Problem requirements: All of the material should be reproduced exactly, with pictures left out.
○ ○ ○ ○ ○ ○ ○
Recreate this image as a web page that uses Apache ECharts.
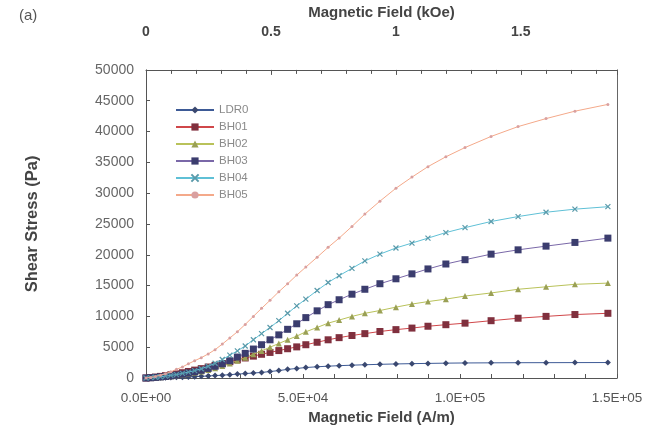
<!DOCTYPE html>
<html><head><meta charset="utf-8">
<script src="https://cdn.jsdelivr.net/npm/echarts@6/dist/echarts.min.js"></script>
<style>html,body{margin:0;padding:0;background:#fff}#c{width:664px;height:434px}</style>
</head><body><div id="c"></div>
<script>
const fieldAm = [0,1500,3000,4600,6200,7900,9700,11600,13500,15500,17600,19800,22000,24300,26700,29100,31600,34200,36800,39500,42300,45100,48000,50900,54500,58000,61500,65600,69700,74500,79600,84700,89800,95500,101600,109900,118500,127400,136600,147100];
const LDR0 = [0,10,20,40,60,80,110,140,180,220,270,330,390,460,540,630,720,810,900,1050,1200,1400,1550,1700,1820,1920,2000,2080,2150,2220,2280,2330,2370,2410,2440,2460,2480,2490,2500,2510];
const BH01 = [0,60,150,260,380,520,680,860,1060,1280,1520,1780,2050,2350,2650,2950,3250,3550,3850,4150,4450,4750,5050,5400,5800,6200,6550,6900,7200,7550,7850,8100,8400,8650,8900,9300,9700,10000,10300,10500];
const BH02 = [0,30,80,140,210,300,400,520,670,850,1050,1300,1600,1950,2350,2800,3300,3850,4400,5000,5600,6200,6800,7500,8200,8900,9400,10000,10500,10950,11500,12000,12400,12800,13300,13800,14400,14800,15200,15400];
const BH03 = [0,40,100,170,250,350,470,620,800,1000,1250,1550,1900,2300,2800,3400,4000,4700,5400,6200,7000,7900,8800,9800,10900,11900,12700,13600,14400,15300,16100,16900,17700,18500,19200,20100,20800,21400,22000,22700];
const BH04 = [0,50,120,200,300,420,560,740,950,1200,1500,1900,2400,3000,3700,4400,5200,6200,7200,8200,9300,10500,11700,12800,14200,15500,16600,17800,19000,20100,21100,21900,22700,23600,24400,25400,26200,26900,27400,27800];
const BH05 = [0,100,250,450,700,1000,1400,1800,2300,2800,3300,3900,4600,5500,6500,7500,8700,10000,11300,12600,14000,15300,16700,18000,19600,21200,22700,24600,26600,28700,30800,32600,34300,35900,37400,39200,40800,42100,43300,44400];
const seriesNames = ['LDR0','BH01','BH02','BH03','BH04','BH05'];
const seriesData = [LDR0,BH01,BH02,BH03,BH04,BH05];
const yTicks = [0,5000,10000,15000,20000,25000,30000,35000,40000,45000,50000];
const xMaxAm = 150000;
const AM_PER_KOE = 79577.47;

const lineColors = ['#3d5a96','#d0474a','#b9c25a','#7a68a8','#5fc0d6','#f4a98a'];
const markColors = ['#3a4870','#80303e','#9aa055','#3b3d6e','#5a9aaa','#d9a0a0'];
const xPath = 'path://M0,0L10,10M10,0L0,10';
const symbols = ['diamond','rect','triangle','rect', xPath,'circle'];
const symSizes = [6,7,6,7,5,3];

function sci(v){
  if (v===0) return '0.0E+00';
  const e = Math.floor(Math.log10(v));
  const m = v/Math.pow(10,e);
  return m.toFixed(1)+'E+'+(e<10?'0':'')+e;
}
const font = 'Liberation Sans, Arial, sans-serif';
const series = seriesNames.map((n,i)=>({
  name:n, type:'line', xAxisIndex:0, yAxisIndex:0,
  data: fieldAm.map((x,j)=>[x, seriesData[i][j]]),
  symbol: symbols[i], symbolSize: symSizes[i], showSymbol:true,
  lineStyle:{color:lineColors[i], width:1},
  itemStyle:{color:markColors[i], borderColor:markColors[i], borderWidth: i===4?1.2:0},
  z: 2+i, animation:false
}));
const axisCol = '#555';
const chart = echarts.init(document.getElementById('c'));
chart.setOption({
  animation:false,
  backgroundColor:'#fff',
  textStyle:{fontFamily:font},
  grid:{left:146, right:47, top:64, bottom:56, show:false},
  graphic:[{type:'text', left:19, top:8, style:{text:'(a)', font:'15px '+font, fill:'#555'}}],
  legend:{
    orient:'vertical', left:170, top:99, itemGap:5, itemWidth:38, itemHeight:9,
    textStyle:{fontSize:11.5, color:'#8a8a8a', fontFamily:font},
    data: seriesNames
  },
  xAxis:[{
    type:'value', position:'bottom', min:0, max:xMaxAm, interval:50000,
    axisLine:{show:true, onZero:false, lineStyle:{color:axisCol}},
    axisTick:{show:true, inside:true, length:4, lineStyle:{color:axisCol}},
    minorTick:{show:true, splitNumber:5, length:4, lineStyle:{color:axisCol}},
    splitLine:{show:false},
    axisLabel:{formatter:sci, color:'#555', fontSize:13.5, margin:13},
    name:'Magnetic Field (A/m)', nameLocation:'middle', nameGap:28,
    nameTextStyle:{fontWeight:'bold', fontSize:15, color:'#444'}
  },{
    type:'value', position:'top', min:0, max:xMaxAm/AM_PER_KOE, interval:0.5,
    axisLine:{show:true, onZero:false, lineStyle:{color:axisCol}},
    axisTick:{show:true, inside:true, length:5, lineStyle:{color:axisCol}},
    minorTick:{show:true, splitNumber:5, length:4, lineStyle:{color:axisCol}},
    splitLine:{show:false},
    axisLabel:{showMaxLabel:false, color:'#444', fontSize:14, fontWeight:'bold', margin:31,
      formatter:v=> (Math.abs(v*2-Math.round(v*2))<1e-6)? String(v):''},
    name:'Magnetic Field (kOe)', nameLocation:'middle', nameGap:43,
    nameTextStyle:{fontWeight:'bold', fontSize:15, color:'#444'}
  }],
  yAxis:[{
    type:'value', min:yTicks[0], max:yTicks[yTicks.length-1], interval:yTicks[1]-yTicks[0],
    axisLine:{show:true, onZero:false, lineStyle:{color:axisCol}},
    axisTick:{show:true, inside:true, length:4, lineStyle:{color:axisCol}},
    splitLine:{show:false},
    axisLabel:{color:'#666', fontSize:14, margin:12, formatter:v=>String(v)},
    name:'Shear Stress (Pa)', nameLocation:'middle', nameGap:105,
    nameTextStyle:{fontWeight:'bold', fontSize:16.5, color:'#444'}
  },{
    type:'value', position:'right', min:0, max:50000,
    axisLine:{show:true, onZero:false, lineStyle:{color:'#666'}},
    axisTick:{show:false}, axisLabel:{show:false}, splitLine:{show:false}
  }],
  series: series
});
</script></body></html>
○ ○ ○ ○ ○ ○ ○
Correct result:
Recreate this image as a web page that uses Apache ECharts.
<!DOCTYPE html>
<html><head><meta charset="utf-8">
<script src="https://cdn.jsdelivr.net/npm/echarts@6/dist/echarts.min.js"></script>
<style>html,body{margin:0;padding:0;background:#fff}#c{width:664px;height:434px}</style>
</head><body><div id="c"></div>
<script>
const fieldAm = [0,1500,3000,4600,6200,7900,9700,11600,13500,15500,17600,19800,22000,24300,26700,29100,31600,34200,36800,39500,42300,45100,48000,50900,54500,58000,61500,65600,69700,74500,79600,84700,89800,95500,101600,109900,118500,127400,136600,147100];
const LDR0 = [0,10,20,40,60,80,110,140,180,220,270,330,390,460,540,630,720,810,900,1050,1200,1400,1550,1700,1820,1920,2000,2080,2150,2220,2280,2330,2370,2410,2440,2460,2480,2490,2500,2510];
const BH01 = [0,60,150,260,380,520,680,860,1060,1280,1520,1780,2050,2350,2650,2950,3250,3550,3850,4150,4450,4750,5050,5400,5800,6200,6550,6900,7200,7550,7850,8100,8400,8650,8900,9300,9700,10000,10300,10500];
const BH02 = [0,30,80,140,210,300,400,520,670,850,1050,1300,1600,1950,2350,2800,3300,3850,4400,5000,5600,6200,6800,7500,8200,8900,9400,10000,10500,10950,11500,12000,12400,12800,13300,13800,14400,14800,15200,15400];
const BH03 = [0,40,100,170,250,350,470,620,800,1000,1250,1550,1900,2300,2800,3400,4000,4700,5400,6200,7000,7900,8800,9800,10900,11900,12700,13600,14400,15300,16100,16900,17700,18500,19200,20100,20800,21400,22000,22700];
const BH04 = [0,50,120,200,300,420,560,740,950,1200,1500,1900,2400,3000,3700,4400,5200,6200,7200,8200,9300,10500,11700,12800,14200,15500,16600,17800,19000,20100,21100,21900,22700,23600,24400,25400,26200,26900,27400,27800];
const BH05 = [0,100,250,450,700,1000,1400,1800,2300,2800,3300,3900,4600,5500,6500,7500,8700,10000,11300,12600,14000,15300,16700,18000,19600,21200,22700,24600,26600,28700,30800,32600,34300,35900,37400,39200,40800,42100,43300,44400];
const seriesNames = ['LDR0','BH01','BH02','BH03','BH04','BH05'];
const seriesData = [LDR0,BH01,BH02,BH03,BH04,BH05];
const yTicks = [0,5000,10000,15000,20000,25000,30000,35000,40000,45000,50000];
const xMaxAm = 150000;
const AM_PER_KOE = 79577.47;

const lineColors = ['#3d5a96','#d0474a','#b9c25a','#7a68a8','#5fc0d6','#f4a98a'];
const markColors = ['#3a4870','#80303e','#9aa055','#3b3d6e','#5a9aaa','#d9a0a0'];
const xPath = 'path://M0,0L10,10M10,0L0,10';
const symbols = ['diamond','rect','triangle','rect', xPath,'circle'];
const symSizes = [6,7,6,7,5,3];

function sci(v){
  if (v===0) return '0.0E+00';
  const e = Math.floor(Math.log10(v));
  const m = v/Math.pow(10,e);
  return m.toFixed(1)+'E+'+(e<10?'0':'')+e;
}
const font = 'Liberation Sans, Arial, sans-serif';
const series = seriesNames.map((n,i)=>({
  name:n, type:'line', xAxisIndex:0, yAxisIndex:0,
  data: fieldAm.map((x,j)=>[x, seriesData[i][j]]),
  symbol: symbols[i], symbolSize: symSizes[i], showSymbol:true,
  lineStyle:{color:lineColors[i], width:1},
  itemStyle:{color:markColors[i], borderColor:markColors[i], borderWidth: i===4?1.2:0},
  z: 2+i, animation:false
}));
const axisCol = '#555';
const chart = echarts.init(document.getElementById('c'));
chart.setOption({
  animation:false,
  backgroundColor:'#fff',
  textStyle:{fontFamily:font},
  grid:{left:146, right:47, top:64, bottom:56, show:false},
  graphic:[{type:'text', left:19, top:8, style:{text:'(a)', font:'15px '+font, fill:'#555'}}],
  legend:{
    orient:'vertical', left:170, top:99, itemGap:5, itemWidth:38, itemHeight:9,
    textStyle:{fontSize:11.5, color:'#8a8a8a', fontFamily:font},
    data: seriesNames
  },
  xAxis:[{
    type:'value', position:'bottom', min:0, max:xMaxAm, interval:50000,
    axisLine:{show:true, onZero:false, lineStyle:{color:axisCol}},
    axisTick:{show:true, inside:true, length:4, lineStyle:{color:axisCol}},
    minorTick:{show:true, splitNumber:5, length:4, lineStyle:{color:axisCol}},
    splitLine:{show:false},
    axisLabel:{formatter:sci, color:'#555', fontSize:13.5, margin:13},
    name:'Magnetic Field (A/m)', nameLocation:'middle', nameGap:28,
    nameTextStyle:{fontWeight:'bold', fontSize:15, color:'#444'}
  },{
    type:'value', position:'top', min:0, max:xMaxAm/AM_PER_KOE, interval:0.5,
    axisLine:{show:true, onZero:false, lineStyle:{color:axisCol}},
    axisTick:{show:true, inside:true, length:5, lineStyle:{color:axisCol}},
    minorTick:{show:true, splitNumber:5, length:4, lineStyle:{color:axisCol}},
    splitLine:{show:false},
    axisLabel:{showMaxLabel:false, color:'#444', fontSize:14, fontWeight:'bold', margin:31,
      formatter:v=> (Math.abs(v*2-Math.round(v*2))<1e-6)? String(v):''},
    name:'Magnetic Field (kOe)', nameLocation:'middle', nameGap:43,
    nameTextStyle:{fontWeight:'bold', fontSize:15, color:'#444'}
  }],
  yAxis:[{
    type:'value', min:yTicks[0], max:yTicks[yTicks.length-1], interval:yTicks[1]-yTicks[0],
    axisLine:{show:true, onZero:false, lineStyle:{color:axisCol}},
    axisTick:{show:true, inside:true, length:4, lineStyle:{color:axisCol}},
    splitLine:{show:false},
    axisLabel:{color:'#666', fontSize:14, margin:12, formatter:v=>String(v)},
    name:'Shear Stress (Pa)', nameLocation:'middle', nameGap:105,
    nameTextStyle:{fontWeight:'bold', fontSize:16.5, color:'#444'}
  },{
    type:'value', position:'right', min:0, max:50000,
    axisLine:{show:true, onZero:false, lineStyle:{color:'#666'}},
    axisTick:{show:false}, axisLabel:{show:false}, splitLine:{show:false}
  }],
  series: series
});
</script></body></html>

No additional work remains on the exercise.